The Divine Comedy by Dante Alighieri is one of the best known, and greatest, epic works of literature ever created. Likewise, Salvador Dalí is often regarded as one of the most celebrated and most eccentric creatives within the pantheon of modern European artists. He is undoubtedly the greatest of Surrealists. These two greats come together in this collection of hauntingly gorgeous woodcuts done by Dalí in the 1960s to illustrate Dante’s famous three-part narrative poem.
These images allow us to visualise hell, purgatory, and heaven in a thoroughly modern manner that adds a new perspective to the legendary words of Dante. Dalí used his own iconography and Surrealist imagination to add to and to interpret Dante’s cantos in a fresh way – not an easy task for a 700-year-old text.
This exhibition at the Eames Fine Art Print Room will expose a fresh audience to Dalí’s distinctive Surrealist interpretations of Dante, demonstrating how the legendary Spanish artist’s iconoclastic creative genius was employed in illustrating the legendary Florentine poet’s text.
In 1950, to commemorate the 700th anniversary of Dante’s death, the Italian government commissioned Dalí to illustrate the Divine Comedy. After some conflict, the government terminated the contract, but Dalí was already immersed in the project and unwilling to give it up. He approached a French publisher and his atelier Editions d’art Les Heures Claires, for collaboration.
Each woodblock image represents a canto, or a chapter, of the Divine Comedy. This suite was made by carving 3,500 woodblocks, with approximately 35 separate blocks for each print. Dalí directly supervised the production of these woodblock prints, giving final approval for each of the pieces.
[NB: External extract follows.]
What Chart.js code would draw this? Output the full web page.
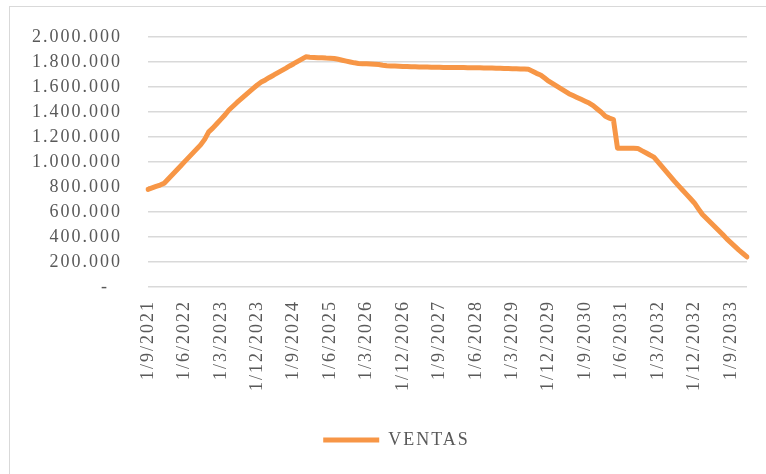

Throughout his long artistic career, printmaking and book illustrations were important to Dalí – as seen through these stunning illustrations of the Divine Comedy. Dalí also executed illustrations for other literary classics, such as Don Quixote, The Arabian Nights, and Macbeth. Dali himself thought this suite to be one of the most important in his career and it is considered by many today to be his most notable total body of graphic work.